Using the listing below, please print exactly the lines from the one with "Give me the React, TypeScript and Recharts" through the one with "const anneArundel = [37.3, 35.1, 37.3, 40.0, 40.9]". Leave out every picture.

Charts and diagrams as code
╭──
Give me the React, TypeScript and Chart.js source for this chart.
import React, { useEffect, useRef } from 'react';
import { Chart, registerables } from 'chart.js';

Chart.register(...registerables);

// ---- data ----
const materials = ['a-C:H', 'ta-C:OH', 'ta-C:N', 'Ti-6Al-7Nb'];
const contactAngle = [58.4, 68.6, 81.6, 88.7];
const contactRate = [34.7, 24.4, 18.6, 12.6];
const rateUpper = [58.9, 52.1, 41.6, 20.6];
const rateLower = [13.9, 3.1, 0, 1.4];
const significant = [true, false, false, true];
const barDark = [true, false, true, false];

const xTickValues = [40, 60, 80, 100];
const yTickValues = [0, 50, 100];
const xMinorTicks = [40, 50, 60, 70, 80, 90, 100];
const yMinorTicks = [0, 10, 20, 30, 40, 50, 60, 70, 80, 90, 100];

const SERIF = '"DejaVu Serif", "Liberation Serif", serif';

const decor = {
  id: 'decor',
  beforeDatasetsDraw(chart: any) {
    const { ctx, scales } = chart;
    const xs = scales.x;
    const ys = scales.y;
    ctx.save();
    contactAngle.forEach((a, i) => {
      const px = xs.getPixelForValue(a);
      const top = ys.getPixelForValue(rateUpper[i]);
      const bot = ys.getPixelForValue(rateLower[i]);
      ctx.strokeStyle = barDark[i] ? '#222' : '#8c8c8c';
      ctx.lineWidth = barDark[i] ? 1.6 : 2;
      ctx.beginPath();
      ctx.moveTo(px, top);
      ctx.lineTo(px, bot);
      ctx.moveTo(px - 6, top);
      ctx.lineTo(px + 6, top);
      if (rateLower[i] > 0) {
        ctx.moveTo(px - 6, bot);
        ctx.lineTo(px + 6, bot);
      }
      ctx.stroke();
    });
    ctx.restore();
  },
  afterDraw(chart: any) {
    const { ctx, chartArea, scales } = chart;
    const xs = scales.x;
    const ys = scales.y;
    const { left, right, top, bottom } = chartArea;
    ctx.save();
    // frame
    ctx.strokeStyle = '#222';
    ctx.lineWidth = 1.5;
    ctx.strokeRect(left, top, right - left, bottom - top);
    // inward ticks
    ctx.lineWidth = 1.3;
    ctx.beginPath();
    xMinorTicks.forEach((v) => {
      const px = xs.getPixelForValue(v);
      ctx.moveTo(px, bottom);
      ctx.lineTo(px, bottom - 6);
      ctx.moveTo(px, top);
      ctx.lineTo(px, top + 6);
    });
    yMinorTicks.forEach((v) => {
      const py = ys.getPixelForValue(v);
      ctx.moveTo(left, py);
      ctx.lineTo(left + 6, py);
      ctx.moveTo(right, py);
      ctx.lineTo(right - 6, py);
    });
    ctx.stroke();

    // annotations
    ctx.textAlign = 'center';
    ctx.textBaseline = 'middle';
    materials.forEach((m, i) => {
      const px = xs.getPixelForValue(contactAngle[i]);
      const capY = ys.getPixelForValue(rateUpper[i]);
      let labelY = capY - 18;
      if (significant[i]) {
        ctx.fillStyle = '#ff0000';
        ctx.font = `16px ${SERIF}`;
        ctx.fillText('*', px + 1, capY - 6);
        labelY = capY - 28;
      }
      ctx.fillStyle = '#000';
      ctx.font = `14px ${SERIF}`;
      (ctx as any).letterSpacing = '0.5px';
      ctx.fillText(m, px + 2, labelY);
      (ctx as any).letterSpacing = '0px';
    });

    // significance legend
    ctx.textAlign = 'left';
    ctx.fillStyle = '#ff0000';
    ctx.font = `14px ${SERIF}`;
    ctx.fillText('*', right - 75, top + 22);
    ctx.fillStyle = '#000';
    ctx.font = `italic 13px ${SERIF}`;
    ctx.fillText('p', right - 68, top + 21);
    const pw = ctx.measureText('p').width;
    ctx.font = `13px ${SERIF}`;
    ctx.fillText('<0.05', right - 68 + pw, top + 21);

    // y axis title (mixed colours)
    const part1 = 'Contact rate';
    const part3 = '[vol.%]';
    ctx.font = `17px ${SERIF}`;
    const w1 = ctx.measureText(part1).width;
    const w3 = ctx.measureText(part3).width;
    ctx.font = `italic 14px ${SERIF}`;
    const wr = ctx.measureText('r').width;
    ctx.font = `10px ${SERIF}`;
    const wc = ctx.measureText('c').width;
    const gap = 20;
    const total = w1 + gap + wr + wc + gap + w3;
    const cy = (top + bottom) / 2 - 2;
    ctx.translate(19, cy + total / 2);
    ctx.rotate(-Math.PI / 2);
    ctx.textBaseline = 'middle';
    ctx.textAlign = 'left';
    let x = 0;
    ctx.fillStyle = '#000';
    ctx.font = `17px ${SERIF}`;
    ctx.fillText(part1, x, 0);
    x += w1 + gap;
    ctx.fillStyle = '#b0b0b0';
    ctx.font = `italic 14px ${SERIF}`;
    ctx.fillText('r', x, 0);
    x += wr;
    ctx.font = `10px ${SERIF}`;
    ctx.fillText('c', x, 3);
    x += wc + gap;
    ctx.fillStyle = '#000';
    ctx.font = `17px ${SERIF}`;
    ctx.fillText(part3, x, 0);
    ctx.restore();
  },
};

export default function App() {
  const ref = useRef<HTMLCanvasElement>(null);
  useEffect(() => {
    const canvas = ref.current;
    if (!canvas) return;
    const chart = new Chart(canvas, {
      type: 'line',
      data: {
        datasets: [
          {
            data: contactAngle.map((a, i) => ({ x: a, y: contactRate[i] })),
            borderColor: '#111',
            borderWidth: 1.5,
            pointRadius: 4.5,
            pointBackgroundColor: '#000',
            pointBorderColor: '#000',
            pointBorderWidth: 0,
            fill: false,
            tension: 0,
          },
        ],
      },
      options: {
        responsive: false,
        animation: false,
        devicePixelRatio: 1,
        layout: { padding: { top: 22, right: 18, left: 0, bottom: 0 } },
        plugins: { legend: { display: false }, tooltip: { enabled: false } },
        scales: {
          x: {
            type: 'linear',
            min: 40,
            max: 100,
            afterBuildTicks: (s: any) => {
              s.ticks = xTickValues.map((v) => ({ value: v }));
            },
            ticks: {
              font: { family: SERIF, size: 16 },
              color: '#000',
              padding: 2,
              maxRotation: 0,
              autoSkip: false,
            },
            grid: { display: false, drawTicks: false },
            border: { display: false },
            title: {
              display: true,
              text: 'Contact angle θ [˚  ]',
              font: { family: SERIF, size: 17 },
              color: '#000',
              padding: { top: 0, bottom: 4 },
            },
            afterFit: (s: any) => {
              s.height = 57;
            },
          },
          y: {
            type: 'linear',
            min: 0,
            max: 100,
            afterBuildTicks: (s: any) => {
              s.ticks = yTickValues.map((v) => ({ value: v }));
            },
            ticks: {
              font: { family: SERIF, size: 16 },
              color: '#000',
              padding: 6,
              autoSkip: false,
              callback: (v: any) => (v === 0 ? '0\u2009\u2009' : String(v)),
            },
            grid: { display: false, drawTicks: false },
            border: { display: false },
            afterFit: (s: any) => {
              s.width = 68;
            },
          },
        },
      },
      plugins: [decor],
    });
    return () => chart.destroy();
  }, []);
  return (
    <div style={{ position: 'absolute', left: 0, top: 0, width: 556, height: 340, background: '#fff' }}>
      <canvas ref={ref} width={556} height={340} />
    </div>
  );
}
╰──
╭──
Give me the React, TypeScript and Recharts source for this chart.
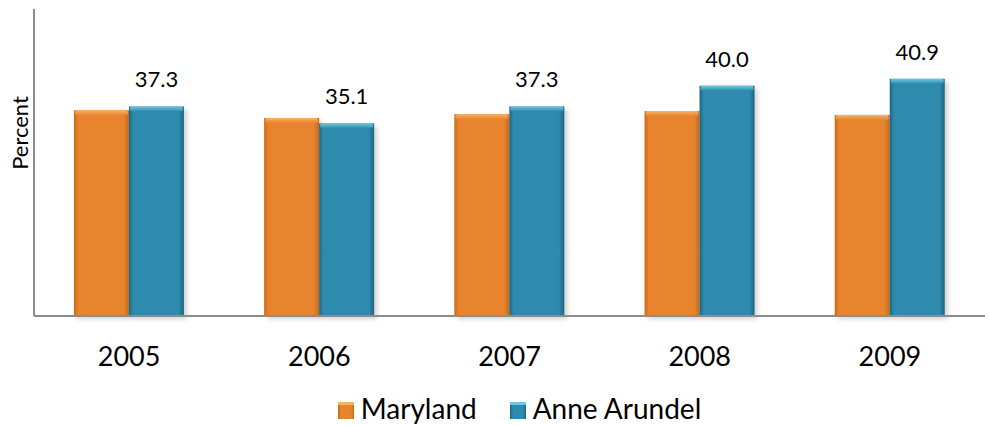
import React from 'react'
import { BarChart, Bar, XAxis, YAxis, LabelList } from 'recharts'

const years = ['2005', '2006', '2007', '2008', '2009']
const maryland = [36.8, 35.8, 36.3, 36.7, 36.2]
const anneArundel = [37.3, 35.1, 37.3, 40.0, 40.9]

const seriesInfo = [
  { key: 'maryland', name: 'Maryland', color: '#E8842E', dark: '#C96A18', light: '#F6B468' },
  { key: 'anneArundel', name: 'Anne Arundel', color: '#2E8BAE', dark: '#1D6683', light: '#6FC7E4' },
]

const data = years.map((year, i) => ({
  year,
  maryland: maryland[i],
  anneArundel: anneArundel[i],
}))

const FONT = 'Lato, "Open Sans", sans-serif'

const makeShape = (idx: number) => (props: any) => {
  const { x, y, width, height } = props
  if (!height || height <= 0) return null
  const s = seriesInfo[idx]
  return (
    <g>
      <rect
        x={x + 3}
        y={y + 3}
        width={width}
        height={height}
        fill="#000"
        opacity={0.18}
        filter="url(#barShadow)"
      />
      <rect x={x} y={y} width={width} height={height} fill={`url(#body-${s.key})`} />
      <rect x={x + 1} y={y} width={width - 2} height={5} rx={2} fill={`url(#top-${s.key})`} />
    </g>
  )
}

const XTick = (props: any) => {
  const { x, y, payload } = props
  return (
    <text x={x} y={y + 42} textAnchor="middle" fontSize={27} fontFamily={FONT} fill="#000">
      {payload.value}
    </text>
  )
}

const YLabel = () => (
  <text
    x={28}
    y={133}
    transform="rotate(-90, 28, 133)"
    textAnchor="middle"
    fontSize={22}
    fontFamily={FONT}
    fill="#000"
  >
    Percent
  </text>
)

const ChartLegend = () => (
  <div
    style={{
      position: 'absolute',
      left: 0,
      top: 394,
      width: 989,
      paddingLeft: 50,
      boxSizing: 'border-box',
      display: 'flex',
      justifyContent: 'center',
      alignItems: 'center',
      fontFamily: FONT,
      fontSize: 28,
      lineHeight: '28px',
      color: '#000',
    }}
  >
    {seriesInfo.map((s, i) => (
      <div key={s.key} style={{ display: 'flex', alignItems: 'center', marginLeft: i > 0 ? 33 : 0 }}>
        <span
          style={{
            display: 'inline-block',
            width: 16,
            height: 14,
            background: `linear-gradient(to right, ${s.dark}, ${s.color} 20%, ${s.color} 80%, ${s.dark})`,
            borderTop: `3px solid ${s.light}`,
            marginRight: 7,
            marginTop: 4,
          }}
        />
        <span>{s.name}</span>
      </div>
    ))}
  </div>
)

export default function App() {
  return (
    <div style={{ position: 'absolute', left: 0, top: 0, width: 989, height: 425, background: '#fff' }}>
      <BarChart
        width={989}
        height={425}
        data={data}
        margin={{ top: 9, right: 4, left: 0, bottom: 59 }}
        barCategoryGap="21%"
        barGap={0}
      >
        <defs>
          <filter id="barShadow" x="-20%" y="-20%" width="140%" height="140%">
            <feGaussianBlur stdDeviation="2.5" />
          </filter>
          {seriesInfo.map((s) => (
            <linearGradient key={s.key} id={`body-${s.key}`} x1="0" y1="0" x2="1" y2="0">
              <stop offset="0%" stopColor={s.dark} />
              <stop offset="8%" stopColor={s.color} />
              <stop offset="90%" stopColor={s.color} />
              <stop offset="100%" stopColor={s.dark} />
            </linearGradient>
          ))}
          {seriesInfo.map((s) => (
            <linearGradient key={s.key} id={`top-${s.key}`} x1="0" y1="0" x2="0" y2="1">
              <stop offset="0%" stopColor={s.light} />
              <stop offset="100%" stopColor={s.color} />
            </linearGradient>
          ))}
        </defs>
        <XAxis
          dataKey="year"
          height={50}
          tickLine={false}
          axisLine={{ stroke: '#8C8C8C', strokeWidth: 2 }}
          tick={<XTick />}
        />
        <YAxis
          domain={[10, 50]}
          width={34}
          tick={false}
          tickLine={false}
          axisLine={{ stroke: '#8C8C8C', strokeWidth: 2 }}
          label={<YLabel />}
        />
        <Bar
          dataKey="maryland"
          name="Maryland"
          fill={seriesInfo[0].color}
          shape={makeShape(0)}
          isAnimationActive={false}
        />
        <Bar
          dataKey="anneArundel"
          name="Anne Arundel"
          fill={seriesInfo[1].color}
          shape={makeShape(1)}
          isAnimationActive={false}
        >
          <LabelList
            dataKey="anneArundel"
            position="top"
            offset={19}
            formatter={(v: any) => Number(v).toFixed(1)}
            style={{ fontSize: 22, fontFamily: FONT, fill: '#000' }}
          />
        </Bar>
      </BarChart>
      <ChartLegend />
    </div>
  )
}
╰──
- Exercise solution:
Give me the React, TypeScript and Recharts source for this chart.
import React from 'react'
import { BarChart, Bar, XAxis, YAxis, LabelList } from 'recharts'

const years = ['2005', '2006', '2007', '2008', '2009']
const maryland = [36.8, 35.8, 36.3, 36.7, 36.2]
const anneArundel = [37.3, 35.1, 37.3, 40.0, 40.9]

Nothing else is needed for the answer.